Repeat the listing word for word. No pictures belong in the copy.
********
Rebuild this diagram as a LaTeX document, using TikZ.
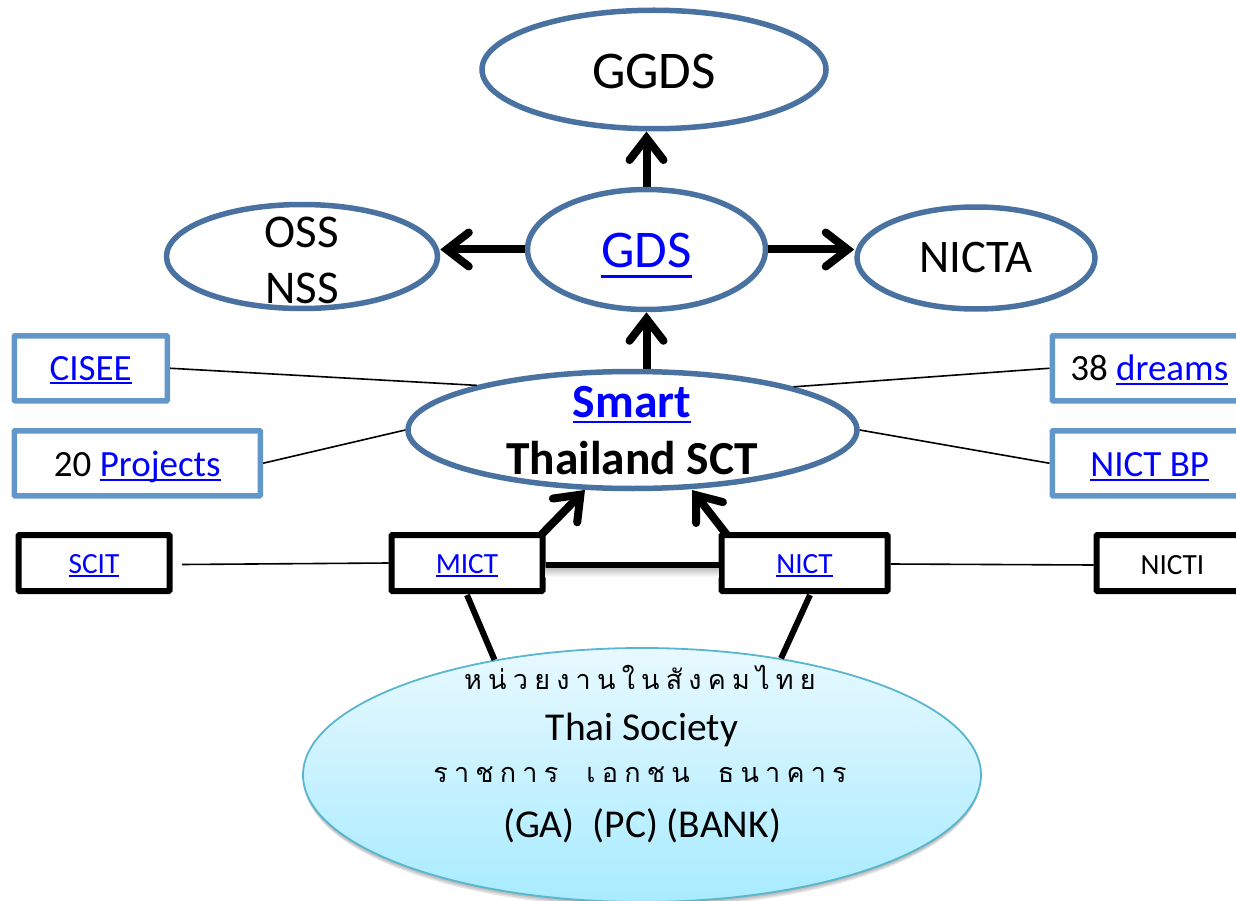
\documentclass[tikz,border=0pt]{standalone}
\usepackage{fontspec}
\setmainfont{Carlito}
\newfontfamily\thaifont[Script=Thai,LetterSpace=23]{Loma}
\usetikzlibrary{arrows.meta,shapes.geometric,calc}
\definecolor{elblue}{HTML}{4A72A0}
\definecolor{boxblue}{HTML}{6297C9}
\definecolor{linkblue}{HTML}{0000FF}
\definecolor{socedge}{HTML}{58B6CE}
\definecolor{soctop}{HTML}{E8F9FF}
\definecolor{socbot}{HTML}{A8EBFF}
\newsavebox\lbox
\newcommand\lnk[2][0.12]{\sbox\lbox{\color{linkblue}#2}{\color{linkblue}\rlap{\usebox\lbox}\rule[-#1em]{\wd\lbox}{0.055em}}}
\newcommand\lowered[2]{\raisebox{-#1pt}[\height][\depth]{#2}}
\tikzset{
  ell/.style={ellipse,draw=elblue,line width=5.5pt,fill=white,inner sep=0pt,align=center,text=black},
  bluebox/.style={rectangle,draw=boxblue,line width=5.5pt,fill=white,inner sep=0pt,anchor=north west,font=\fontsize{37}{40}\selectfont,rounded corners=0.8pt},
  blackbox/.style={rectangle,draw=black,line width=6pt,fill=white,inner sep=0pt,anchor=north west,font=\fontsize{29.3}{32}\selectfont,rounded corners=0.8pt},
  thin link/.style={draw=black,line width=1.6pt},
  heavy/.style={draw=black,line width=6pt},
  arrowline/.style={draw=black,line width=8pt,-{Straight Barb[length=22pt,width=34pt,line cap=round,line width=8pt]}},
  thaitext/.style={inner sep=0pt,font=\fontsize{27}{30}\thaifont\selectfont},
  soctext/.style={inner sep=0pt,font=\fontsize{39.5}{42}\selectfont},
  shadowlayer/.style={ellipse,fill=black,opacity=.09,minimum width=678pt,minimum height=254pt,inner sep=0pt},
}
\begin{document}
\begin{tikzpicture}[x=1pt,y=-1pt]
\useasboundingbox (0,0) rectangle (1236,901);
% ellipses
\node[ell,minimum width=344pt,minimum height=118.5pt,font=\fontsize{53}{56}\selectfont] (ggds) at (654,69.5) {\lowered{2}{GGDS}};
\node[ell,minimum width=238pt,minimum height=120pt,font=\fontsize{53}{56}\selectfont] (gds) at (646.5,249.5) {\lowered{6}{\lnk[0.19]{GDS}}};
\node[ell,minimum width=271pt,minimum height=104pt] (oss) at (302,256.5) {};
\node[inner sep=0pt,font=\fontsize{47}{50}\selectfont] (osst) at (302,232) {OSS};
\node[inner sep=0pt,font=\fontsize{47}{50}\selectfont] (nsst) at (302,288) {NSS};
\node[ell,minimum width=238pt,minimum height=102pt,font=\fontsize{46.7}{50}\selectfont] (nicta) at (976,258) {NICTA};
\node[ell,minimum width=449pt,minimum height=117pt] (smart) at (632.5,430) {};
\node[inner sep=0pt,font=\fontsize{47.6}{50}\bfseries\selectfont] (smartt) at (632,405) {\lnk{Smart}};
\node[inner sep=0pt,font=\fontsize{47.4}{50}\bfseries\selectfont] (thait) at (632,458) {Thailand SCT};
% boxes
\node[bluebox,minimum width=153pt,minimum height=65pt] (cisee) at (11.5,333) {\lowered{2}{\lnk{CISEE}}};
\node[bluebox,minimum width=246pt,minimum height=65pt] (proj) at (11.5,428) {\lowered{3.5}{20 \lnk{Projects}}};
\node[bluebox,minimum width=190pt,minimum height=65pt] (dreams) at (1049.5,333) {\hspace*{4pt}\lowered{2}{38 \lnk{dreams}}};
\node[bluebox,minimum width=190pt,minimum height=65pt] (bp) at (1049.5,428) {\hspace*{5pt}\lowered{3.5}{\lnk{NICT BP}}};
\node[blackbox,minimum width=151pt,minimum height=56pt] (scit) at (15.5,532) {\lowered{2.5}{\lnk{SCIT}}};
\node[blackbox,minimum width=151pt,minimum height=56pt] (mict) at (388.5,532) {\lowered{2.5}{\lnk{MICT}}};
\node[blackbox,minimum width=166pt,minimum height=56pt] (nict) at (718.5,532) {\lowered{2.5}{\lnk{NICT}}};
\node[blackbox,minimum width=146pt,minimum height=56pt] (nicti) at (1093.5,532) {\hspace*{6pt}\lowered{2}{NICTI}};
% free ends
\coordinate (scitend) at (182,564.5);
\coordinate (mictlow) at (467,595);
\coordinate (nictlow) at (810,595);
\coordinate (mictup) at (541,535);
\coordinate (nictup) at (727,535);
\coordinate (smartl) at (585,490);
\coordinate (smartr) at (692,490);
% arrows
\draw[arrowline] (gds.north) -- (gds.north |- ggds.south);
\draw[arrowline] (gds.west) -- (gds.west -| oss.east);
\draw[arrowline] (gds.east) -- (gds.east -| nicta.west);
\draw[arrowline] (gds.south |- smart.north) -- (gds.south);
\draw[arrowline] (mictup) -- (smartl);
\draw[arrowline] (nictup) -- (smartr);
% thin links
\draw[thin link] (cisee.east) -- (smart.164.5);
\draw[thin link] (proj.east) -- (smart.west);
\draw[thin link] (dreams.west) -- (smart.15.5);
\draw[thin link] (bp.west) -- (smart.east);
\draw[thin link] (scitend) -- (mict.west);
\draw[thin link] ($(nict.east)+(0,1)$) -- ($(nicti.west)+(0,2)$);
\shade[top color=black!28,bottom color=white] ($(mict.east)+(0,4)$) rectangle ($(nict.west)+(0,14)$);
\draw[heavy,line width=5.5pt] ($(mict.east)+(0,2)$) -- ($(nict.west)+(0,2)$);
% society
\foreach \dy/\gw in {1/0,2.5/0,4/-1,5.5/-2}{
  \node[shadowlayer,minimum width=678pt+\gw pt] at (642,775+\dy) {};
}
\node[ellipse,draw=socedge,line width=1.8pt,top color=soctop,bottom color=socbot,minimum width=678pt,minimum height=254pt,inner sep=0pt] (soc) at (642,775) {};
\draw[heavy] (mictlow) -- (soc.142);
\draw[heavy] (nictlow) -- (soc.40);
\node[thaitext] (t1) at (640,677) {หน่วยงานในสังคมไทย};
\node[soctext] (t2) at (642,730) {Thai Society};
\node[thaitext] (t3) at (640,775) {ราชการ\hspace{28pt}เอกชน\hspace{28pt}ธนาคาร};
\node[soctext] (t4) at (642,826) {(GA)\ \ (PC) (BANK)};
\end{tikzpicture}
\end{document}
********
SOLUTION TO THE PROBLEM:
Rebuild this diagram as a LaTeX document, using TikZ.
\documentclass[tikz,border=0pt]{standalone}
\usepackage{fontspec}
\setmainfont{Carlito}
\newfontfamily\thaifont[Script=Thai,LetterSpace=23]{Loma}
\usetikzlibrary{arrows.meta,shapes.geometric,calc}
\definecolor{elblue}{HTML}{4A72A0}
\definecolor{boxblue}{HTML}{6297C9}
\definecolor{linkblue}{HTML}{0000FF}
\definecolor{socedge}{HTML}{58B6CE}
\definecolor{soctop}{HTML}{E8F9FF}
\definecolor{socbot}{HTML}{A8EBFF}
\newsavebox\lbox
\newcommand\lnk[2][0.12]{\sbox\lbox{\color{linkblue}#2}{\color{linkblue}\rlap{\usebox\lbox}\rule[-#1em]{\wd\lbox}{0.055em}}}
\newcommand\lowered[2]{\raisebox{-#1pt}[\height][\depth]{#2}}
\tikzset{
  ell/.style={ellipse,draw=elblue,line width=5.5pt,fill=white,inner sep=0pt,align=center,text=black},
  bluebox/.style={rectangle,draw=boxblue,line width=5.5pt,fill=white,inner sep=0pt,anchor=north west,font=\fontsize{37}{40}\selectfont,rounded corners=0.8pt},
  blackbox/.style={rectangle,draw=black,line width=6pt,fill=white,inner sep=0pt,anchor=north west,font=\fontsize{29.3}{32}\selectfont,rounded corners=0.8pt},
  thin link/.style={draw=black,line width=1.6pt},
  heavy/.style={draw=black,line width=6pt},
  arrowline/.style={draw=black,line width=8pt,-{Straight Barb[length=22pt,width=34pt,line cap=round,line width=8pt]}},
  thaitext/.style={inner sep=0pt,font=\fontsize{27}{30}\thaifont\selectfont},
  soctext/.style={inner sep=0pt,font=\fontsize{39.5}{42}\selectfont},
  shadowlayer/.style={ellipse,fill=black,opacity=.09,minimum width=678pt,minimum height=254pt,inner sep=0pt},
}
\begin{document}
\begin{tikzpicture}[x=1pt,y=-1pt]
\useasboundingbox (0,0) rectangle (1236,901);
% ellipses
\node[ell,minimum width=344pt,minimum height=118.5pt,font=\fontsize{53}{56}\selectfont] (ggds) at (654,69.5) {\lowered{2}{GGDS}};
\node[ell,minimum width=238pt,minimum height=120pt,font=\fontsize{53}{56}\selectfont] (gds) at (646.5,249.5) {\lowered{6}{\lnk[0.19]{GDS}}};
\node[ell,minimum width=271pt,minimum height=104pt] (oss) at (302,256.5) {};
\node[inner sep=0pt,font=\fontsize{47}{50}\selectfont] (osst) at (302,232) {OSS};
\node[inner sep=0pt,font=\fontsize{47}{50}\selectfont] (nsst) at (302,288) {NSS};
\node[ell,minimum width=238pt,minimum height=102pt,font=\fontsize{46.7}{50}\selectfont] (nicta) at (976,258) {NICTA};
\node[ell,minimum width=449pt,minimum height=117pt] (smart) at (632.5,430) {};
\node[inner sep=0pt,font=\fontsize{47.6}{50}\bfseries\selectfont] (smartt) at (632,405) {\lnk{Smart}};
\node[inner sep=0pt,font=\fontsize{47.4}{50}\bfseries\selectfont] (thait) at (632,458) {Thailand SCT};
% boxes
\node[bluebox,minimum width=153pt,minimum height=65pt] (cisee) at (11.5,333) {\lowered{2}{\lnk{CISEE}}};
\node[bluebox,minimum width=246pt,minimum height=65pt] (proj) at (11.5,428) {\lowered{3.5}{20 \lnk{Projects}}};
\node[bluebox,minimum width=190pt,minimum height=65pt] (dreams) at (1049.5,333) {\hspace*{4pt}\lowered{2}{38 \lnk{dreams}}};
\node[bluebox,minimum width=190pt,minimum height=65pt] (bp) at (1049.5,428) {\hspace*{5pt}\lowered{3.5}{\lnk{NICT BP}}};
\node[blackbox,minimum width=151pt,minimum height=56pt] (scit) at (15.5,532) {\lowered{2.5}{\lnk{SCIT}}};
\node[blackbox,minimum width=151pt,minimum height=56pt] (mict) at (388.5,532) {\lowered{2.5}{\lnk{MICT}}};
\node[blackbox,minimum width=166pt,minimum height=56pt] (nict) at (718.5,532) {\lowered{2.5}{\lnk{NICT}}};
\node[blackbox,minimum width=146pt,minimum height=56pt] (nicti) at (1093.5,532) {\hspace*{6pt}\lowered{2}{NICTI}};
% free ends
\coordinate (scitend) at (182,564.5);
\coordinate (mictlow) at (467,595);
\coordinate (nictlow) at (810,595);
\coordinate (mictup) at (541,535);
\coordinate (nictup) at (727,535);
\coordinate (smartl) at (585,490);
\coordinate (smartr) at (692,490);
% arrows
\draw[arrowline] (gds.north) -- (gds.north |- ggds.south);
\draw[arrowline] (gds.west) -- (gds.west -| oss.east);
\draw[arrowline] (gds.east) -- (gds.east -| nicta.west);
\draw[arrowline] (gds.south |- smart.north) -- (gds.south);
\draw[arrowline] (mictup) -- (smartl);
\draw[arrowline] (nictup) -- (smartr);
% thin links
\draw[thin link] (cisee.east) -- (smart.164.5);
\draw[thin link] (proj.east) -- (smart.west);
\draw[thin link] (dreams.west) -- (smart.15.5);
\draw[thin link] (bp.west) -- (smart.east);
\draw[thin link] (scitend) -- (mict.west);
\draw[thin link] ($(nict.east)+(0,1)$) -- ($(nicti.west)+(0,2)$);
\shade[top color=black!28,bottom color=white] ($(mict.east)+(0,4)$) rectangle ($(nict.west)+(0,14)$);
\draw[heavy,line width=5.5pt] ($(mict.east)+(0,2)$) -- ($(nict.west)+(0,2)$);
% society
\foreach \dy/\gw in {1/0,2.5/0,4/-1,5.5/-2}{
  \node[shadowlayer,minimum width=678pt+\gw pt] at (642,775+\dy) {};
}
\node[ellipse,draw=socedge,line width=1.8pt,top color=soctop,bottom color=socbot,minimum width=678pt,minimum height=254pt,inner sep=0pt] (soc) at (642,775) {};
\draw[heavy] (mictlow) -- (soc.142);
\draw[heavy] (nictlow) -- (soc.40);
\node[thaitext] (t1) at (640,677) {หน่วยงานในสังคมไทย};
\node[soctext] (t2) at (642,730) {Thai Society};
\node[thaitext] (t3) at (640,775) {ราชการ\hspace{28pt}เอกชน\hspace{28pt}ธนาคาร};
\node[soctext] (t4) at (642,826) {(GA)\ \ (PC) (BANK)};
\end{tikzpicture}
\end{document}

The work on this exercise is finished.